== Collected material ==

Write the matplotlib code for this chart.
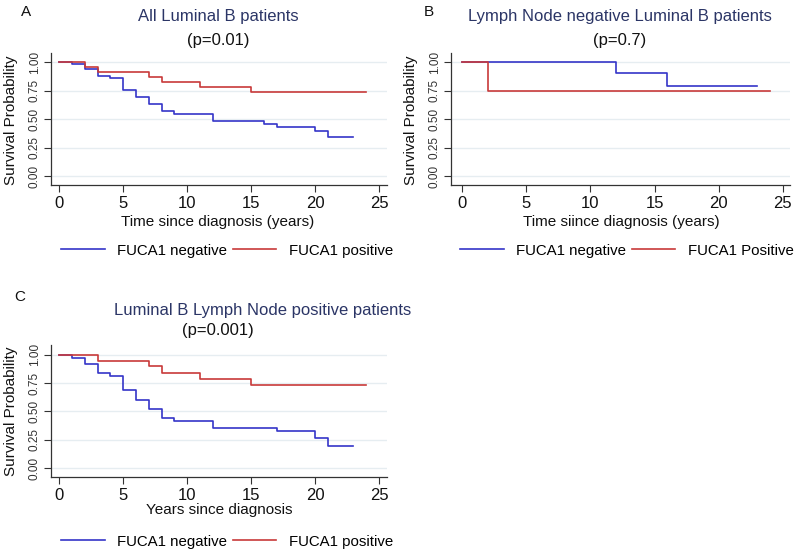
import matplotlib
matplotlib.use("Agg")
import matplotlib.pyplot as plt
from matplotlib.lines import Line2D

plt.rcParams['font.family'] = ['Liberation Sans', 'DejaVu Sans']

# ---- data (step functions: time of change, survival after change) ----
a_neg_t = [0, 1, 2, 3, 4, 5, 6, 7, 8, 9, 12, 16, 17, 20, 21, 23]
a_neg_s = [1.0, 0.982, 0.94, 0.882, 0.859, 0.756, 0.691, 0.629, 0.568, 0.547, 0.482, 0.459, 0.432, 0.397, 0.341, 0.341]
a_pos_t = [0, 2, 3, 7, 8, 11, 15, 24]
a_pos_s = [1.0, 0.962, 0.915, 0.871, 0.826, 0.785, 0.738, 0.738]

b_neg_t = [0, 12, 16, 23]
b_neg_s = [1.0, 0.909, 0.795, 0.795]
b_pos_t = [0, 2, 24]
b_pos_s = [1.0, 0.75, 0.75]

c_neg_t = [0, 1, 2, 3, 4, 5, 6, 7, 8, 9, 12, 17, 20, 21, 23]
c_neg_s = [1.0, 0.974, 0.921, 0.842, 0.815, 0.686, 0.604, 0.519, 0.44, 0.414, 0.355, 0.326, 0.267, 0.2, 0.2]
c_pos_t = [0, 3, 7, 8, 11, 15, 24]
c_pos_s = [1.0, 0.947, 0.897, 0.842, 0.789, 0.736, 0.736]

xticks = [0, 5, 10, 15, 20, 25]
yticks = [0.0, 0.25, 0.5, 0.75, 1.0]
ytick_labels = ["0.00", "0.25", "0.50", "0.75", "1.00"]

BLUE = "#3535c8"
RED = "#c83a3a"
NAVY = "#2b3566"
GRID = "#e6edf1"

W, H = 800, 555
fig = plt.figure(figsize=(8, 5.55), dpi=100)


def px(x, y):
    return x / W, 1 - y / H


def make_panel(left, right, top, bottom, xlim, ylim, neg, pos, xlabel, leg_labels,
               letter, letter_xy, t1, t1_xy, t2, t2_xy, xlabel_xy, ylabel_xy, leg_xy):
    l, b = px(left, bottom)
    r, t = px(right, top)
    ax = fig.add_axes([l, b, r - l, t - b])
    ax.step(neg[0], neg[1], where='post', color=BLUE, lw=1.2)
    ax.step(pos[0], pos[1], where='post', color=RED, lw=1.2)
    ax.set_xlim(*xlim)
    ax.set_ylim(*ylim)
    ax.set_xticks(xticks)
    ax.set_yticks(yticks)
    ax.set_yticklabels(ytick_labels)
    for s in ['top', 'right']:
        ax.spines[s].set_visible(False)
    for s in ['left', 'bottom']:
        ax.spines[s].set_color('#333333')
        ax.spines[s].set_linewidth(0.9)
    ax.yaxis.grid(True, color=GRID, lw=1.0)
    ax.set_axisbelow(True)
    ax.tick_params(axis='x', direction='out', length=5, width=0.8, color='#333333',
                   labelsize=12, pad=3, labelcolor='#111111')
    ax.tick_params(axis='y', direction='out', length=5, width=0.8, color='#333333',
                   labelsize=8.5, pad=2, labelcolor='#333333')
    for lab in ax.get_yticklabels():
        lab.set_rotation(90)
        lab.set_va('center')
    x, y = px(*ylabel_xy)
    fig.text(x, y, "Survival Probability", rotation=90, ha='center', va='center',
             fontsize=11, color='#111111')
    x, y = px(*xlabel_xy)
    fig.text(x, y, xlabel, ha='center', va='center', fontsize=11, color='#111111')
    x, y = px(*letter_xy)
    fig.text(x, y, letter, ha='center', va='center', fontsize=11, color='#111111')
    x, y = px(*t1_xy)
    fig.text(x, y, t1, ha='center', va='center', fontsize=12, color=NAVY)
    x, y = px(*t2_xy)
    fig.text(x, y, t2, ha='center', va='center', fontsize=12, color='#111111')
    handles = [Line2D([], [], color=BLUE, lw=1.2), Line2D([], [], color=RED, lw=1.2)]
    x, y = px(*leg_xy)
    fig.legend(handles, leg_labels, loc='center', bbox_to_anchor=(x, y), ncol=2,
               frameon=False, fontsize=10.8, handlelength=2.9, handletextpad=0.85,
               columnspacing=0.35, borderaxespad=0, borderpad=0)
    return ax


YLIM = (-0.079, 1.085)

make_panel(50.7, 387, 52.5, 185, (-0.67, 25.63), YLIM,
           (a_neg_t, a_neg_s), (a_pos_t, a_pos_s), "Time since diagnosis (years)",
           ["FUCA1 negative", "FUCA1 positive"],
           "A", (26, 12), "All Luminal B patients", (218, 17), "(p=0.01)", (218, 40),
           (218, 222), (11, 120), (227, 250.5))

make_panel(450.7, 790, 52.5, 185, (-0.905, 25.57), YLIM,
           (b_neg_t, b_neg_s), (b_pos_t, b_pos_s), "Time siince diagnosis (years)",
           ["FUCA1 negative", "FUCA1 Positive"],
           "B", (429, 12), "Lymph Node negative Luminal B patients", (620, 17),
           "(p=0.7)", (620, 40), (621, 222), (411, 120), (627, 250.5))

make_panel(50.7, 387, 345, 477.3, (-0.67, 25.63), YLIM,
           (c_neg_t, c_neg_s), (c_pos_t, c_pos_s), "Years since diagnosis",
           ["FUCA1 negative", "FUCA1 positive"],
           "C", (20, 297), "Luminal B Lymph Node positive patients", (263, 310),
           "(p=0.001)", (218, 331), (219, 510), (11, 411), (227, 541.7))

fig.savefig("out.png", dpi=100, facecolor='white')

===

→ Instruction
Restate exactly, please, only the lines between the start of the data and the line containing "return x / W, 1 - y / H", both ends included, skipping the pictures.

→ Solution
Write the matplotlib code for this chart.
import matplotlib
matplotlib.use("Agg")
import matplotlib.pyplot as plt
from matplotlib.lines import Line2D

plt.rcParams['font.family'] = ['Liberation Sans', 'DejaVu Sans']

# ---- data (step functions: time of change, survival after change) ----
a_neg_t = [0, 1, 2, 3, 4, 5, 6, 7, 8, 9, 12, 16, 17, 20, 21, 23]
a_neg_s = [1.0, 0.982, 0.94, 0.882, 0.859, 0.756, 0.691, 0.629, 0.568, 0.547, 0.482, 0.459, 0.432, 0.397, 0.341, 0.341]
a_pos_t = [0, 2, 3, 7, 8, 11, 15, 24]
a_pos_s = [1.0, 0.962, 0.915, 0.871, 0.826, 0.785, 0.738, 0.738]

b_neg_t = [0, 12, 16, 23]
b_neg_s = [1.0, 0.909, 0.795, 0.795]
b_pos_t = [0, 2, 24]
b_pos_s = [1.0, 0.75, 0.75]

c_neg_t = [0, 1, 2, 3, 4, 5, 6, 7, 8, 9, 12, 17, 20, 21, 23]
c_neg_s = [1.0, 0.974, 0.921, 0.842, 0.815, 0.686, 0.604, 0.519, 0.44, 0.414, 0.355, 0.326, 0.267, 0.2, 0.2]
c_pos_t = [0, 3, 7, 8, 11, 15, 24]
c_pos_s = [1.0, 0.947, 0.897, 0.842, 0.789, 0.736, 0.736]

xticks = [0, 5, 10, 15, 20, 25]
yticks = [0.0, 0.25, 0.5, 0.75, 1.0]
ytick_labels = ["0.00", "0.25", "0.50", "0.75", "1.00"]

BLUE = "#3535c8"
RED = "#c83a3a"
NAVY = "#2b3566"
GRID = "#e6edf1"

W, H = 800, 555
fig = plt.figure(figsize=(8, 5.55), dpi=100)


def px(x, y):
    return x / W, 1 - y / H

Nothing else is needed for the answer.